JOB:
Each line below should be retyped exactly, with no pictures.

DATA SEGMENT:
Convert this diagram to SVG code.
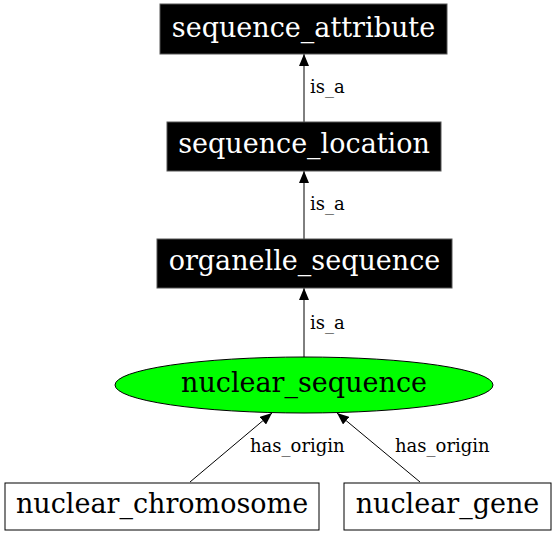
<svg xmlns="http://www.w3.org/2000/svg" width="555" height="536" viewBox="0 0 555 536">
<style>
.node text{font-family:"DejaVu Serif","Liberation Serif",serif;font-size:27px;text-anchor:middle}
.dark rect{fill:#000;stroke:#555;stroke-width:1}
.dark text{fill:#fff}
.light rect{fill:#fff;stroke:#000;stroke-width:1}
.edge line{stroke:#000;stroke-width:1}
.edge text{font-family:"DejaVu Serif","Liberation Serif",serif;font-size:18px;fill:#000}
</style>
<defs>
<marker id="ah" viewBox="0 0 12 10" refX="12" refY="5" markerWidth="12" markerHeight="10" markerUnits="userSpaceOnUse" orient="auto">
<path d="M0,0 L12,5 L0,10 z" fill="#000"/>
</marker>
</defs>
<rect width="555" height="536" fill="#fff"/>
<g id="connectors" class="edge">
<line x1="304" y1="122" x2="304" y2="54" marker-end="url(#ah)"/>
<text x="310" y="93">is_a</text>
<line x1="304" y1="239" x2="304" y2="171" marker-end="url(#ah)"/>
<text x="310" y="210">is_a</text>
<line x1="304" y1="357" x2="304" y2="288" marker-end="url(#ah)"/>
<text x="310" y="329">is_a</text>
<line x1="190" y1="482" x2="272" y2="413" marker-end="url(#ah)"/>
<text x="250" y="452">has_origin</text>
<line x1="420" y1="482" x2="337" y2="413" marker-end="url(#ah)"/>
<text x="395" y="452">has_origin</text>
</g>
<g id="sequence_attribute" class="node dark">
<rect x="160" y="4" width="287" height="50"/>
<text x="303.5" y="37">sequence_attribute</text>
</g>
<g id="sequence_location" class="node dark">
<rect x="167" y="122" width="274" height="49"/>
<text x="304" y="153">sequence_location</text>
</g>
<g id="organelle_sequence" class="node dark">
<rect x="157" y="239" width="295" height="49"/>
<text x="304.5" y="270">organelle_sequence</text>
</g>
<g id="nuclear_sequence" class="node">
<ellipse cx="304" cy="385" rx="189" ry="28" fill="#00ff00" stroke="#000" stroke-width="1"/>
<text x="304" y="392">nuclear_sequence</text>
</g>
<g id="nuclear_chromosome" class="node light">
<rect x="5" y="483" width="314" height="47"/>
<text x="162" y="513">nuclear_chromosome</text>
</g>
<g id="nuclear_gene" class="node light">
<rect x="344" y="483" width="207" height="47"/>
<text x="447.5" y="513">nuclear_gene</text>
</g>
</svg>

WORKED SOLUTION:
Convert this diagram to SVG code.
<svg xmlns="http://www.w3.org/2000/svg" width="555" height="536" viewBox="0 0 555 536">
<style>
.node text{font-family:"DejaVu Serif","Liberation Serif",serif;font-size:27px;text-anchor:middle}
.dark rect{fill:#000;stroke:#555;stroke-width:1}
.dark text{fill:#fff}
.light rect{fill:#fff;stroke:#000;stroke-width:1}
.edge line{stroke:#000;stroke-width:1}
.edge text{font-family:"DejaVu Serif","Liberation Serif",serif;font-size:18px;fill:#000}
</style>
<defs>
<marker id="ah" viewBox="0 0 12 10" refX="12" refY="5" markerWidth="12" markerHeight="10" markerUnits="userSpaceOnUse" orient="auto">
<path d="M0,0 L12,5 L0,10 z" fill="#000"/>
</marker>
</defs>
<rect width="555" height="536" fill="#fff"/>
<g id="connectors" class="edge">
<line x1="304" y1="122" x2="304" y2="54" marker-end="url(#ah)"/>
<text x="310" y="93">is_a</text>
<line x1="304" y1="239" x2="304" y2="171" marker-end="url(#ah)"/>
<text x="310" y="210">is_a</text>
<line x1="304" y1="357" x2="304" y2="288" marker-end="url(#ah)"/>
<text x="310" y="329">is_a</text>
<line x1="190" y1="482" x2="272" y2="413" marker-end="url(#ah)"/>
<text x="250" y="452">has_origin</text>
<line x1="420" y1="482" x2="337" y2="413" marker-end="url(#ah)"/>
<text x="395" y="452">has_origin</text>
</g>
<g id="sequence_attribute" class="node dark">
<rect x="160" y="4" width="287" height="50"/>
<text x="303.5" y="37">sequence_attribute</text>
</g>
<g id="sequence_location" class="node dark">
<rect x="167" y="122" width="274" height="49"/>
<text x="304" y="153">sequence_location</text>
</g>
<g id="organelle_sequence" class="node dark">
<rect x="157" y="239" width="295" height="49"/>
<text x="304.5" y="270">organelle_sequence</text>
</g>
<g id="nuclear_sequence" class="node">
<ellipse cx="304" cy="385" rx="189" ry="28" fill="#00ff00" stroke="#000" stroke-width="1"/>
<text x="304" y="392">nuclear_sequence</text>
</g>
<g id="nuclear_chromosome" class="node light">
<rect x="5" y="483" width="314" height="47"/>
<text x="162" y="513">nuclear_chromosome</text>
</g>
<g id="nuclear_gene" class="node light">
<rect x="344" y="483" width="207" height="47"/>
<text x="447.5" y="513">nuclear_gene</text>
</g>
</svg>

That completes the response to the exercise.